The Hollywood musical version must not have hurt the radio audience’s appreciation of the original story. The 1950 U.S. Steel’s Theater Guild on the Air version of the story was followed by another production in just three years. The focus was still on the “reporter and the farmer’s daughter” aspect of the tale, this time minus the Lockharts, and with a different Van — Van Johnson — as the reporter. (The Internet Archive has a downloadable copy as episode 134, Jan. 4, 1953)

Billed as Rodgers and Hammerstein's State Fair

Film, stage and radio versions

Unlike other Hollywood musicals that began as Broadway plays, State Fair’s musical version was written for the screen. In fact, the stage productions were preceded by two film versions, in 1945 and 1962, with music by Richard Rodgers and
lyrics Oscar Hammerstein II. The most famous songs from the show are “It Might as Well Be Spring” and “It’s a Grand Night For Singing,” neither of which is particularly journalistic.

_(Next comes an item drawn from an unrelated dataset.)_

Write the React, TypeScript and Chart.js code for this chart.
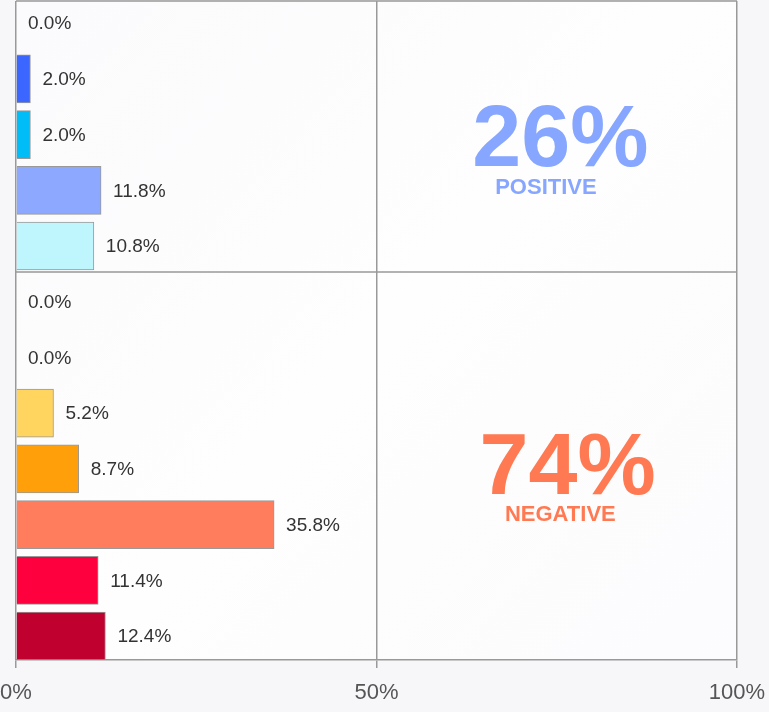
import React, { useEffect, useRef } from "react";
import { Chart, registerables } from "chart.js";

Chart.register(...registerables);

// ---- data ----
const categories = [
  "Positive 1", "Positive 2", "Positive 3", "Positive 4", "Positive 5",
  "Negative 1", "Negative 2", "Negative 3", "Negative 4", "Negative 5", "Negative 6", "Negative 7",
];
const values = [0.0, 2.0, 2.0, 11.8, 10.8, 0.0, 0.0, 5.2, 8.7, 35.8, 11.4, 12.4];
const barColors = [
  "#3b66ff", "#3b66ff", "#00bdf7", "#8ca9ff", "#bff6fd",
  "#ffd45f", "#ffd45f", "#ffd45f", "#ff9f0a", "#ff7d5c", "#ff003f", "#c0002f",
];
const xTicks = [0, 50, 100];
const summaryLabels = ["POSITIVE", "NEGATIVE"];
const summaryValues = [26, 74];
const summaryColors = ["#86a6ff", "#ff7a52"];
const groupSplit = 4.5; // boundary between positive (0-4) and negative (5-11)

const FONT = "'Liberation Sans', Arial, sans-serif";

export default function App() {
  const ref = useRef<HTMLCanvasElement | null>(null);

  useEffect(() => {
    if (!ref.current) return;

    const overlay = {
      id: "overlay",
      beforeDraw(chart: any) {
        const { ctx, chartArea, width, height } = chart;
        ctx.save();
        ctx.fillStyle = "#f7f6f9";
        ctx.fillRect(0, 0, width, height);
        const g = ctx.createLinearGradient(chartArea.left, chartArea.top, chartArea.right, chartArea.bottom);
        g.addColorStop(0, "#fbfafc");
        g.addColorStop(0.5, "#fefefe");
        g.addColorStop(1, "#fcfbfd");
        ctx.fillStyle = g;
        ctx.fillRect(chartArea.left, chartArea.top, chartArea.right - chartArea.left, chartArea.bottom - chartArea.top);
        ctx.restore();
      },
      beforeDatasetsDraw(chart: any) {
        const { ctx, chartArea } = chart;
        const y = chart.scales.y;
        ctx.save();
        ctx.strokeStyle = "#999";
        ctx.lineWidth = 1.5;
        ctx.beginPath();
        ctx.moveTo(chartArea.left, chartArea.top);
        ctx.lineTo(chartArea.right, chartArea.top);
        ctx.stroke();
        const sy = y.getPixelForValue(groupSplit) - 2;
        ctx.beginPath();
        ctx.moveTo(chartArea.left, sy);
        ctx.lineTo(chartArea.right, sy);
        ctx.stroke();
        ctx.restore();
      },
      afterDatasetsDraw(chart: any) {
        const { ctx } = chart;
        const x = chart.scales.x;
        const y = chart.scales.y;
        const meta = chart.getDatasetMeta(0);
        ctx.save();
        ctx.font = `19px ${FONT}`;
        ctx.fillStyle = "#333";
        ctx.textAlign = "left";
        ctx.textBaseline = "middle";
        meta.data.forEach((bar: any, i: number) => {
          ctx.fillText(values[i].toFixed(1) + "%", bar.x + 12, bar.y + 1);
        });
        const bigPos = [
          { cx: x.getPixelForValue(75.5), by: y.getPixelForValue(2.56), sx: x.getPixelForValue(73.5), sy: y.getPixelForValue(3.06) },
          { cx: x.getPixelForValue(76.5), by: y.getPixelForValue(8.45), sx: x.getPixelForValue(75.5), sy: y.getPixelForValue(8.93) },
        ];
        ctx.textAlign = "center";
        ctx.textBaseline = "alphabetic";
        summaryValues.forEach((v, i) => {
          ctx.fillStyle = summaryColors[i];
          ctx.font = `bold 88px ${FONT}`;
          ctx.fillText(v + "%", bigPos[i].cx, bigPos[i].by);
          ctx.font = `bold 22px ${FONT}`;
          ctx.fillText(summaryLabels[i], bigPos[i].sx, bigPos[i].sy);
        });
        ctx.restore();
      },
    };

    const chart = new Chart(ref.current, {
      type: "bar",
      data: {
        labels: categories,
        datasets: [
          {
            data: values.map((v, i) => ({ x: v, y: i })),
            backgroundColor: barColors,
            borderColor: "#999",
            borderWidth: 1,
            barThickness: 48,
          },
        ],
      },
      options: {
        indexAxis: "y",
        animation: false,
        responsive: true,
        maintainAspectRatio: false,
        layout: { padding: { left: 16, right: 32, top: 1, bottom: 0 } },
        plugins: { legend: { display: false }, tooltip: { enabled: false } },
        scales: {
          x: {
            type: "linear",
            min: 0,
            max: 100,
            afterBuildTicks: (s: any) => {
              s.ticks = xTicks.map((v) => ({ value: v }));
            },
            afterFit: (s: any) => {
              s.height = 52;
              s.paddingLeft = 0;
              s.paddingRight = 0;
            },
            grid: { color: "#999", lineWidth: 1.5, tickLength: 8, drawOnChartArea: true },
            border: { display: true, color: "#999", width: 1.5 },
            ticks: {
              padding: 12,
              color: "#555",
              font: { family: FONT, size: 22 },
              callback: (v: any) => v + "%",
              maxRotation: 0,
            },
          },
          y: {
            type: "linear",
            reverse: true,
            offset: false,
            min: -0.398,
            max: 11.43,
            display: false,
          },
        },
      },
      plugins: [overlay],
    } as any);

    return () => chart.destroy();
  }, []);

  return (
    <div style={{ position: "absolute", left: 0, top: 0, width: 769, height: 712, background: "#fff" }}>
      <canvas ref={ref} />
    </div>
  );
}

Hollywood gave the reporter role to Dana Andrews in 1945 and Bobby Darin in 1962, although the latter production shifted the star focus from the farmer’s daughter and the reporter to the farmer’s son, played by Pat Boone, and his romance with an entertainer, played by Ann-Margret.

Radio versions of the musical, tracked down with RadioGoldIndex, include an early  production from Lux Radio Theatre, on June 24, 1946 and multiple versions years later on The Railroad Hour.

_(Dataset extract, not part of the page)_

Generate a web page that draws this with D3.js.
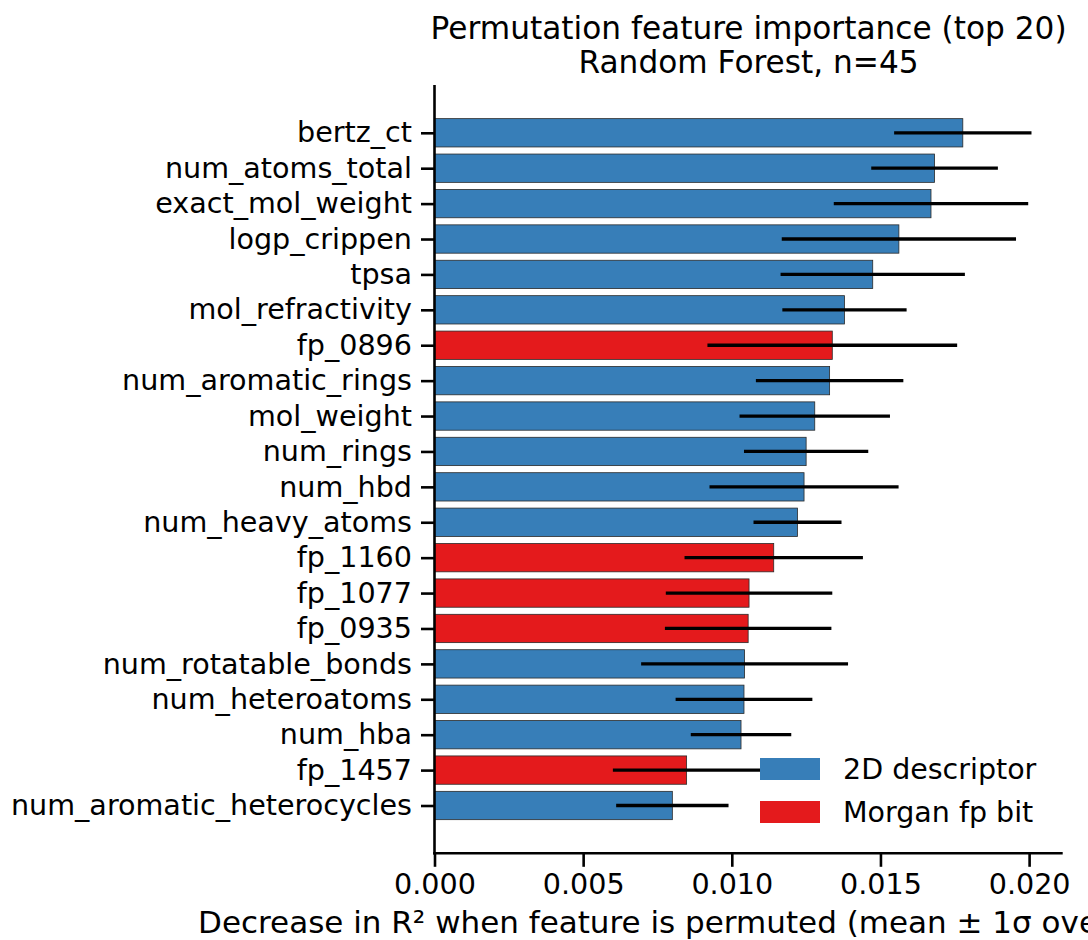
<!DOCTYPE html>
<html>
<head>
<meta charset="utf-8">
<script src="https://cdn.jsdelivr.net/npm/d3@7"></script>
<style>
  html, body { margin: 0; padding: 0; background: #fff; }
  svg { display: block; font-family: "DejaVu Sans", sans-serif; }
</style>
</head>
<body>
<svg id="chart" width="1088" height="940"></svg>
<script>
// Permutation importance, top 20 features (ordered from most to least important)
const features = [
  "bertz_ct", "num_atoms_total", "exact_mol_weight", "logp_crippen", "tpsa",
  "mol_refractivity", "fp_0896", "num_aromatic_rings", "mol_weight", "num_rings",
  "num_hbd", "num_heavy_atoms", "fp_1160", "fp_1077", "fp_0935",
  "num_rotatable_bonds", "num_heteroatoms", "num_hba", "fp_1457", "num_aromatic_heterocycles"
];
const importanceMean = [
  0.01777, 0.01682, 0.01670, 0.01562, 0.01474,
  0.01379, 0.01338, 0.01329, 0.01279, 0.01250,
  0.01243, 0.01221, 0.01141, 0.01058, 0.01055,
  0.01043, 0.01041, 0.01031, 0.00848, 0.00800
];
const importanceStd = [
  0.00231, 0.00213, 0.00327, 0.00394, 0.00310,
  0.00209, 0.00420, 0.00248, 0.00253, 0.00209,
  0.00318, 0.00148, 0.00300, 0.00280, 0.00280,
  0.00348, 0.00230, 0.00169, 0.00248, 0.00189
];
const featureKind = [
  "desc", "desc", "desc", "desc", "desc",
  "desc", "fp", "desc", "desc", "desc",
  "desc", "desc", "fp", "fp", "fp",
  "desc", "desc", "desc", "fp", "desc"
];
const legendKinds = ["desc", "fp"];
const legendLabels = ["2D descriptor", "Morgan fp bit"];
const xTicks = [0, 0.005, 0.010, 0.015, 0.020];
const xMax = 0.02113;

const colors = { desc: "#377eb8", fp: "#e41a1c" };

const svg = d3.select("#chart");
const plot = { left: 434.5, right: 1062.7, top: 85, bottom: 853.3 };

const x = d3.scaleLinear().domain([0, xMax]).range([plot.left, plot.right]);
// bar index on a continuous scale so the bars keep their 0.8 height with margins
const y = d3.scaleLinear().domain([-1.35, features.length - 1 + 1.35]).range([plot.top, plot.bottom]);
const barH = 0.8;

const rows = features.map((f, i) => ({
  name: f, i, mean: importanceMean[i], std: importanceStd[i], kind: featureKind[i]
}));

// bars
svg.append("g").selectAll("rect")
  .data(rows)
  .join("rect")
  .attr("x", x(0))
  .attr("y", d => y(d.i - barH / 2))
  .attr("width", d => x(d.mean) - x(0))
  .attr("height", d => y(d.i + barH / 2) - y(d.i - barH / 2))
  .attr("fill", d => colors[d.kind])
  .attr("stroke", "#2a2a2a")
  .attr("stroke-width", 0.8);

// ±1σ error bars
svg.append("g").selectAll("line")
  .data(rows)
  .join("line")
  .attr("x1", d => x(d.mean - d.std))
  .attr("x2", d => x(d.mean + d.std))
  .attr("y1", d => y(d.i))
  .attr("y2", d => y(d.i))
  .attr("stroke", "#000")
  .attr("stroke-width", 3.3);

// axes
const tickFont = 28.6;
const yAxis = d3.axisLeft(y)
  .tickValues(d3.range(features.length))
  .tickFormat(i => features[i])
  .tickSize(13.5)
  .tickPadding(9);
const gy = svg.append("g").attr("transform", `translate(${plot.left},0)`).call(yAxis);
gy.select(".domain").remove();
gy.selectAll(".tick line").attr("stroke", "#000").attr("stroke-width", 2.6);
gy.selectAll(".tick text").attr("font-size", tickFont).attr("fill", "#000")
  .attr("font-family", "DejaVu Sans");

const xAxis = d3.axisBottom(x)
  .tickValues(xTicks)
  .tickFormat(d3.format(".3f"))
  .tickSize(13.5)
  .tickPadding(7);
const gx = svg.append("g").attr("transform", `translate(0,${plot.bottom})`).call(xAxis);
gx.select(".domain").remove();
gx.selectAll(".tick line").attr("stroke", "#000").attr("stroke-width", 2.6);
gx.selectAll(".tick text").attr("font-size", tickFont).attr("fill", "#000")
  .attr("font-family", "DejaVu Sans");

// spines (left and bottom only)
svg.append("line")
  .attr("x1", plot.left).attr("x2", plot.left)
  .attr("y1", plot.top).attr("y2", plot.bottom + 1.3)
  .attr("stroke", "#000").attr("stroke-width", 2.6);
svg.append("line")
  .attr("x1", plot.left - 1.3).attr("x2", plot.right)
  .attr("y1", plot.bottom).attr("y2", plot.bottom)
  .attr("stroke", "#000").attr("stroke-width", 2.6);

const cx = (plot.left + plot.right) / 2;

// title
svg.append("text")
  .attr("x", cx).attr("y", 38.5)
  .attr("text-anchor", "middle").attr("font-size", 31.2)
  .text("Permutation feature importance (top 20)");
svg.append("text")
  .attr("x", cx).attr("y", 72.5)
  .attr("text-anchor", "middle").attr("font-size", 31.2)
  .text("Random Forest, n=45");

// x axis label (wider than the canvas, so its right end runs off the edge)
svg.append("text")
  .attr("x", cx).attr("y", 933)
  .attr("text-anchor", "middle").attr("font-size", 31)
  .text("Decrease in R² when feature is permuted (mean ± 1σ over 30 repeats)");

// legend
const legend = svg.append("g");
legendKinds.forEach((k, j) => {
  const ly = 769 + j * 43;
  legend.append("rect")
    .attr("x", 760).attr("y", ly - 11)
    .attr("width", 60).attr("height", 22)
    .attr("fill", colors[k]);
  legend.append("text")
    .attr("x", 843).attr("y", ly)
    .attr("dy", "0.36em")
    .attr("font-size", 28.5)
    .text(legendLabels[j]);
});
</script>
</body>
</html>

Reporter and girl share a roller coaster seat

Dana Andrews as Pat the reporter asks for a free ride with a press pass; Jeanne Crain, as Margie, doesn’t seem impressed… yet.  (Screen shot, 1945 State Fair film)

The Lux edition featured Jeanne Crain in her original film-musical role as the heroine, but no Dana Andrews, whom newspaper film fans may remember as a reporter in “While the City Sleeps” and “Assignment Paris.” Instead, “Mr. Radio” Elliott Lewis fills in as the non-singing reporter, diminished a bit in the plot to feature singing star Dick Haymes in the other male lead. Lewis’s version of Pat the reporter sounds a bit more insecure and conflicted about his out-of-town job offer than Dana Andrews did in the film. But he still has a good line about a newspaperman knowing how to find the right people at the right time — meaning Margie. And he doesn’t flash his press card to ride the roller coaster for free like Dana Andrews (above). But he does get his shot at the Iowa-centric line that “the great Des Moines Register’s got me hog tied.”

“The Railroad Hour,” which specialized in half-hour summaries of Hollywood musicals, did State Fair three times, starting in 1949, although that production is not in any of the popular online archives. The two later versions are available, from 1951 and 1953.

In these adaptations the reporter is the lead character and gets to do more singing, played by series host Gordon MacCrea. The tension is between his hopes for a bigger out-of-town job and his sudden feelings for Margie.

In MacCrea’s versions of “State Fair,” the journalist is, in his words, “Just a reporter for the local paper, but I’ll be a columnist someday” — quite a contrast with the older, world-travelled scribe of the Theater Guild productions.

The story was also told with Ann Blyth as its star twice — first on Hallmark Playhouse on August 26, 1948, although the well-researched Digital Deli Too log of the Hallmark program lists the episode as unavailable in radio collections. Blyth was back with a General Electric Theater version, State Fair broadcast Sept. 10, 1953.

Blyth is both star and narrator of the latter program, which has a mature script by Kathleen Hite, a radio and television writer who showed a flair for journalist characters in several series, including “Rogers of the Gazette.” Her “State Fair” ending is more subtle and “writerly” than the others.

Note: This page is still in progress, building on an earlier blog post and an expanded paragraph from my JHeroes page on radio adaptations of Hollywood films. I’ll remove this note when I consider it “finished.”